A fight over AI data centers in North Carolina has reached county commission chambers as residents press officials over who gets the gains and who absorbs the burdens. In one rural county, that pressure has put a two-year freeze on new projects.
What's happening?
Two state bills are shaping the backdrop, but the most immediate fight is in Edgecombe County. According to North Carolina Health News, residents there have spent months objecting to a proposed AI data center in Kingsboro that would sit on 122 acres of county-owned land and draw 900 megawatts of power, roughly as much electricity as more than 700,000 homes use.
Instead of adopting the permanent ban some activists want, county commissioners are considering a 24-month moratorium on new data center development.
The dispute exposes a familiar split in a low-wealth community: some residents are alarmed by potential water consumption, pollution, and added strain on the electric system, while officials are focused on possible jobs and new tax revenue.
Meanwhile, Senate Bill 730 would require large data centers to pay for grid upgrades and to use water-saving cooling systems, though it would also postpone some coal-plant retirements until new nuclear development moves forward. House Bill 1213 would also change the energy landscape by ending a major property-tax break for future utility-scale solar projects after July 1, 2027.
Why does it matter?
Part of the appeal for developers is that rural land is usually much cheaper than property near big cities, especially in counties with access to transmission lines and water. Those same assets are why AI facilities can become so contentious: the computing centers behind AI need enormous amounts of electricity and, in many cases, significant volumes of water for cooling.
AI may help with forecasting, the management of clean energy systems and overall grid efficiency, but the physical infrastructure supporting it can also strain local resources, raise utility costs and prolong dependence on more polluting power sources. Beyond energy and water, the growth of AI raises broader concerns about misuse, security, and unintended social effects.

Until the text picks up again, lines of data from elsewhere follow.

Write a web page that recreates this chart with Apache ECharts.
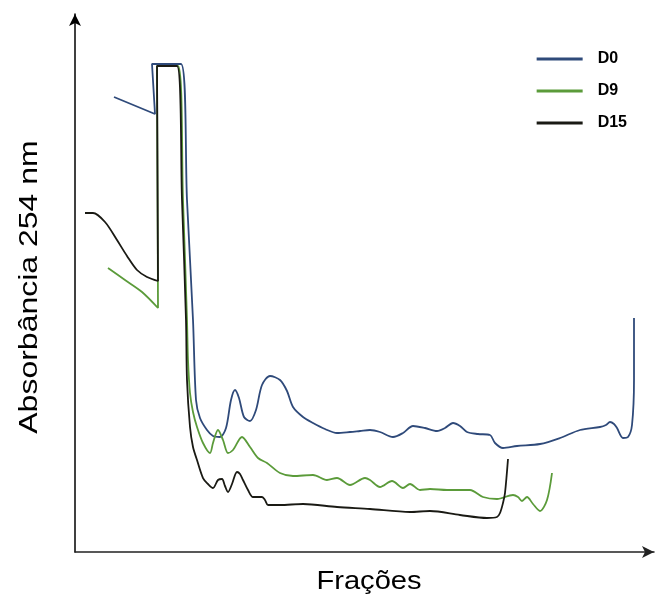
<!DOCTYPE html>
<html><head><meta charset="utf-8">
<script src="https://cdn.jsdelivr.net/npm/echarts@6/dist/echarts.min.js"></script>
<style>html,body{margin:0;padding:0;background:#fff}#c{width:656px;height:599px}</style>
</head><body><div id="c"></div>
<script>
// x = fraction position, y = absorbance (arbitrary units)
var seriesNames = ['D0', 'D9', 'D15'];
var xTitle = 'Frações';
var yTitle = 'Absorbância 254 nm';
var d0 = [[39,455],[80,438],[77,488],[106,488],[112,352],[118,232],[121,152],[125,134],[132,122],[138,116],[145,115],[151,124],[156,152],[160,162],[164,154],[169,135],[175,131],[181,142],[187,167],[195,176],[205,172],[212,161],[218,145],[228,135],[238,129],[250,123],[262,119],[275,120],[285,121],[295,122],[305,120],[318,115],[328,119],[338,126],[350,124],[362,121],[370,124],[378,129],[385,126],[392,120],[403,118],[415,117],[420,109],[428,104],[442,106],[465,108],[485,114],[505,122],[525,125],[531,127],[535,130],[539,128],[542,124],[548,114],[553,115],[557,127],[559,172],[559,234]];
var d9 = [[33,284],[50,272],[67,260],[83,244],[82,486],[103,486],[108,352],[112,232],[113,192],[115,159],[118,140],[122,125],[128,109],[135,99],[138,109],[143,122],[148,112],[153,99],[158,102],[167,115],[175,105],[183,94],[192,89],[205,79],[218,76],[238,77],[252,72],[262,74],[275,67],[290,74],[295,72],[305,65],[317,71],[328,64],[335,68],[345,62],[355,63],[372,62],[395,62],[408,55],[422,53],[438,57],[443,55],[447,51],[452,55],[458,48],[465,41],[472,52],[477,79]];
var d15 = [[10,339],[18,339],[30,330],[42,312],[52,296],[62,282],[72,275],[83,271],[82,486],[102,486],[107,352],[111,232],[112,172],[115,125],[118,105],[122,92],[128,74],[133,68],[138,64],[143,72],[147,73],[150,66],[153,60],[157,68],[162,80],[165,78],[168,72],[173,62],[178,55],[187,55],[190,52],[193,47],[205,47],[228,48],[262,45],[295,43],[335,40],[355,41],[385,37],[412,34],[422,35],[425,39],[428,49],[430,59],[433,93]];
var colors = ['#2f4a7a', '#5b9b3a', '#1a1a14'];

var chart = echarts.init(document.getElementById('c'));
var font = 'Liberation Sans, Arial, sans-serif';
function mk(name, data, color) {
  return { name: name, type: 'line', data: data, smooth: 0.3, symbol: 'none',
    lineStyle: { color: color, width: 1.8 }, itemStyle: { color: color } };
}
chart.setOption({
  animation: false,
  grid: { left: 75, right: 2, top: 14, bottom: 47 },
  legend: {
    orient: 'vertical', right: 24, top: 46, itemWidth: 46, itemHeight: 3, itemGap: 16,
    icon: 'rect',
    data: seriesNames,
    textStyle: { fontFamily: font, fontWeight: 'bold', fontSize: 16, color: '#000', padding: [0, 0, 0, 10] }
  },
  graphic: [
    { type: 'text', x: 30, y: 287, rotation: Math.PI / 2, scaleX: 1.28, scaleY: 1,
      style: { text: yTitle, font: '25px ' + font, fill: '#000', align: 'center', verticalAlign: 'middle' } },
    { type: 'text', x: 369, y: 582, scaleX: 1.12, scaleY: 1,
      style: { text: xTitle, font: '26px ' + font, fill: '#000', align: 'center', verticalAlign: 'middle' } }
  ],
  xAxis: {
    type: 'value', min: 0, max: 579,
    axisLine: { show: true, symbol: ['none', 'arrow'], symbolSize: [9, 12], lineStyle: { color: '#222', width: 1.5 } },
    axisTick: { show: false }, axisLabel: { show: false }, splitLine: { show: false }
  },
  yAxis: {
    type: 'value', min: 0, max: 538,
    axisLine: { show: true, symbol: ['none', 'arrow'], symbolSize: [9, 12], lineStyle: { color: '#000', width: 1.5 } },
    axisTick: { show: false }, axisLabel: { show: false }, splitLine: { show: false }
  },
  series: [mk('D0', d0, colors[0]), mk('D9', d9, colors[1]), mk('D15', d15, colors[2])]
});
</script></body></html>
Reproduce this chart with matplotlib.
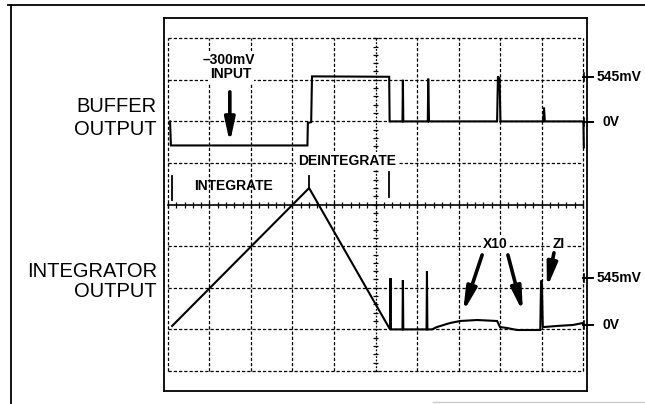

Critics also fear residents could end up paying indirectly if utilities build new infrastructure to serve private data centers. Kevin Wilson, co-chair of Edgecombe County Neighbors for Data Center Accountability, pointed to the coal provision in SB 730, saying, "Think about what that would cost — it takes at least 20 years to build a nuclear plant. Then think about all the pollution that would go into the air from those coal generating plants running that much longer."
What's being done?
The next key local step is a public hearing on Edgecombe County's proposed moratorium, expected at an August meeting, while both state bills continue to move through the legislature.
In Raleigh, lawmakers are trying to create guardrails for the largest data centers: SB 730 would require very large facilities to cover the costs of new transmission, additional generation, and broader grid expansion through long-term contracts and minimum billing requirements. The bill would also mandate water-saving cooling technologies and prohibit open-loop systems.
Farmer Ken Gurganus previously told lawmakers, "Tomorrow, July 1, my wife and I will receive an installment check from the solar provider, and I promise you, sir, that that money will not go into a trust fund or a vacation."
"Our public is beginning to question what we do — it's another day," said Leonard Wiggins, chairman of the Edgecombe County Commission. And as Wilson put it, "The world is on their shoulders in these little towns, and they're damned if they do, they're damned if they don't."